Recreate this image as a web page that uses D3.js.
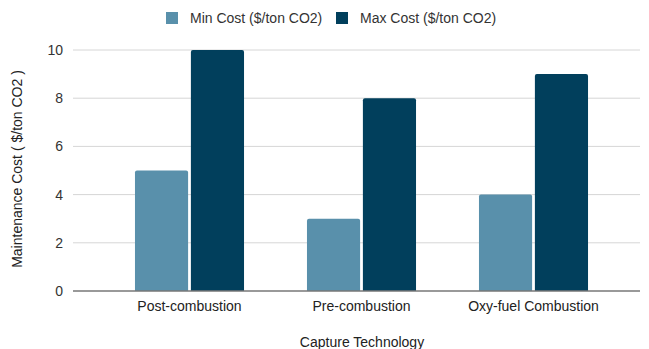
<!DOCTYPE html>
<html>
<head>
<meta charset="utf-8">
<script src="https://cdn.jsdelivr.net/npm/d3@7"></script>
<style>
  html, body { margin: 0; padding: 0; background: #fff; }
  svg { display: block; font-family: "Liberation Sans", Arial, sans-serif; }
</style>
</head>
<body>
<svg id="chart" width="649" height="349"></svg>
<script>
// Maintenance cost ranges per capture technology
const categories = ["Post-combustion", "Pre-combustion", "Oxy-fuel Combustion"];
const seriesNames = ["Min Cost ($/ton CO2)", "Max Cost ($/ton CO2)"];
const minCost = [5, 3, 4];
const maxCost = [10, 8, 9];
const yTicks = [0, 2, 4, 6, 8, 10];
const colors = ["#5990ab", "#013f5c"];

const rows = categories.map((c, i) => ({ category: c, values: [minCost[i], maxCost[i]] }));

const svg = d3.select("#chart");
const plot = { left: 73, right: 640, top: 50, bottom: 291 };
const fontSize = 14;

const x0 = d3.scaleBand()
  .domain(categories)
  .range([103.5, 619.5])
  .paddingInner(0.366)
  .paddingOuter(0.183);

const x1 = d3.scaleBand()
  .domain(d3.range(seriesNames.length))
  .range([0, x0.bandwidth()])
  .paddingInner(0.05);

const y = d3.scaleLinear().domain([0, 10]).range([plot.bottom, plot.top]);

// Horizontal gridlines
svg.append("g")
  .selectAll("line")
  .data(yTicks.filter(t => t !== 0))
  .join("line")
  .attr("x1", plot.left).attr("x2", plot.right)
  .attr("y1", d => y(d)).attr("y2", d => y(d))
  .attr("stroke", "#d6d6d6").attr("stroke-width", 1);

// Y tick labels
svg.append("g")
  .selectAll("text")
  .data(yTicks)
  .join("text")
  .attr("x", 63).attr("y", d => y(d))
  .attr("dy", "0.35em")
  .attr("text-anchor", "end")
  .attr("font-size", fontSize)
  .attr("fill", "#333")
  .text(d => d);

// Bars with slightly rounded top corners
function barPath(x, yTop, w, yBase, r) {
  r = Math.min(r, w / 2, yBase - yTop);
  return `M${x},${yBase}V${yTop + r}Q${x},${yTop} ${x + r},${yTop}H${x + w - r}Q${x + w},${yTop} ${x + w},${yTop + r}V${yBase}Z`;
}

const groups = svg.append("g")
  .selectAll("g")
  .data(rows)
  .join("g")
  .attr("transform", d => `translate(${x0(d.category)},0)`);

groups.selectAll("path")
  .data(d => d.values.map((v, i) => ({ v, i })))
  .join("path")
  .attr("d", d => barPath(x1(d.i), y(d.v), x1.bandwidth(), y(0), 2))
  .attr("fill", d => colors[d.i]);

// Baseline
svg.append("line")
  .attr("x1", plot.left).attr("x2", plot.right)
  .attr("y1", y(0)).attr("y2", y(0))
  .attr("stroke", "#777").attr("stroke-width", 1.5);

// Category labels
svg.append("g")
  .selectAll("text")
  .data(categories)
  .join("text")
  .attr("x", d => x0(d) + x0.bandwidth() / 2)
  .attr("y", 306)
  .attr("dy", "0.35em")
  .attr("text-anchor", "middle")
  .attr("font-size", fontSize)
  .attr("fill", "#222")
  .text(d => d);

// Axis titles
svg.append("text")
  .attr("x", 362).attr("y", 342)
  .attr("dy", "0.35em")
  .attr("text-anchor", "middle")
  .attr("font-size", fontSize)
  .attr("fill", "#222")
  .text("Capture Technology");

svg.append("text")
  .attr("transform", "translate(17,169) rotate(-90)")
  .attr("dy", "0.35em")
  .attr("text-anchor", "middle")
  .attr("font-size", fontSize)
  .attr("fill", "#222")
  .text("Maintenance Cost ( $/ton CO2 )");

// Legend
const legendX = [166, 336];
const legend = svg.append("g")
  .selectAll("g")
  .data(seriesNames)
  .join("g")
  .attr("transform", (d, i) => `translate(${legendX[i]},12)`);

legend.append("rect")
  .attr("width", 12).attr("height", 12)
  .attr("fill", (d, i) => colors[i]);

legend.append("text")
  .attr("x", 24).attr("y", 6)
  .attr("dy", "0.35em")
  .attr("font-size", fontSize)
  .attr("fill", "#333")
  .text(d => d);
</script>
</body>
</html>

══════

#### [Task statement]
Transcribe the listing in full. Omit the pictures and keep every line exact.

#### [Result below]
Recreate this image as a web page that uses D3.js.
<!DOCTYPE html>
<html>
<head>
<meta charset="utf-8">
<script src="https://cdn.jsdelivr.net/npm/d3@7"></script>
<style>
  html, body { margin: 0; padding: 0; background: #fff; }
  svg { display: block; font-family: "Liberation Sans", Arial, sans-serif; }
</style>
</head>
<body>
<svg id="chart" width="649" height="349"></svg>
<script>
// Maintenance cost ranges per capture technology
const categories = ["Post-combustion", "Pre-combustion", "Oxy-fuel Combustion"];
const seriesNames = ["Min Cost ($/ton CO2)", "Max Cost ($/ton CO2)"];
const minCost = [5, 3, 4];
const maxCost = [10, 8, 9];
const yTicks = [0, 2, 4, 6, 8, 10];
const colors = ["#5990ab", "#013f5c"];

const rows = categories.map((c, i) => ({ category: c, values: [minCost[i], maxCost[i]] }));

const svg = d3.select("#chart");
const plot = { left: 73, right: 640, top: 50, bottom: 291 };
const fontSize = 14;

const x0 = d3.scaleBand()
  .domain(categories)
  .range([103.5, 619.5])
  .paddingInner(0.366)
  .paddingOuter(0.183);

const x1 = d3.scaleBand()
  .domain(d3.range(seriesNames.length))
  .range([0, x0.bandwidth()])
  .paddingInner(0.05);

const y = d3.scaleLinear().domain([0, 10]).range([plot.bottom, plot.top]);

// Horizontal gridlines
svg.append("g")
  .selectAll("line")
  .data(yTicks.filter(t => t !== 0))
  .join("line")
  .attr("x1", plot.left).attr("x2", plot.right)
  .attr("y1", d => y(d)).attr("y2", d => y(d))
  .attr("stroke", "#d6d6d6").attr("stroke-width", 1);

// Y tick labels
svg.append("g")
  .selectAll("text")
  .data(yTicks)
  .join("text")
  .attr("x", 63).attr("y", d => y(d))
  .attr("dy", "0.35em")
  .attr("text-anchor", "end")
  .attr("font-size", fontSize)
  .attr("fill", "#333")
  .text(d => d);

// Bars with slightly rounded top corners
function barPath(x, yTop, w, yBase, r) {
  r = Math.min(r, w / 2, yBase - yTop);
  return `M${x},${yBase}V${yTop + r}Q${x},${yTop} ${x + r},${yTop}H${x + w - r}Q${x + w},${yTop} ${x + w},${yTop + r}V${yBase}Z`;
}

const groups = svg.append("g")
  .selectAll("g")
  .data(rows)
  .join("g")
  .attr("transform", d => `translate(${x0(d.category)},0)`);

groups.selectAll("path")
  .data(d => d.values.map((v, i) => ({ v, i })))
  .join("path")
  .attr("d", d => barPath(x1(d.i), y(d.v), x1.bandwidth(), y(0), 2))
  .attr("fill", d => colors[d.i]);

// Baseline
svg.append("line")
  .attr("x1", plot.left).attr("x2", plot.right)
  .attr("y1", y(0)).attr("y2", y(0))
  .attr("stroke", "#777").attr("stroke-width", 1.5);

// Category labels
svg.append("g")
  .selectAll("text")
  .data(categories)
  .join("text")
  .attr("x", d => x0(d) + x0.bandwidth() / 2)
  .attr("y", 306)
  .attr("dy", "0.35em")
  .attr("text-anchor", "middle")
  .attr("font-size", fontSize)
  .attr("fill", "#222")
  .text(d => d);

// Axis titles
svg.append("text")
  .attr("x", 362).attr("y", 342)
  .attr("dy", "0.35em")
  .attr("text-anchor", "middle")
  .attr("font-size", fontSize)
  .attr("fill", "#222")
  .text("Capture Technology");

svg.append("text")
  .attr("transform", "translate(17,169) rotate(-90)")
  .attr("dy", "0.35em")
  .attr("text-anchor", "middle")
  .attr("font-size", fontSize)
  .attr("fill", "#222")
  .text("Maintenance Cost ( $/ton CO2 )");

// Legend
const legendX = [166, 336];
const legend = svg.append("g")
  .selectAll("g")
  .data(seriesNames)
  .join("g")
  .attr("transform", (d, i) => `translate(${legendX[i]},12)`);

legend.append("rect")
  .attr("width", 12).attr("height", 12)
  .attr("fill", (d, i) => colors[i]);

legend.append("text")
  .attr("x", 24).attr("y", 6)
  .attr("dy", "0.35em")
  .attr("font-size", fontSize)
  .attr("fill", "#333")
  .text(d => d);
</script>
</body>
</html>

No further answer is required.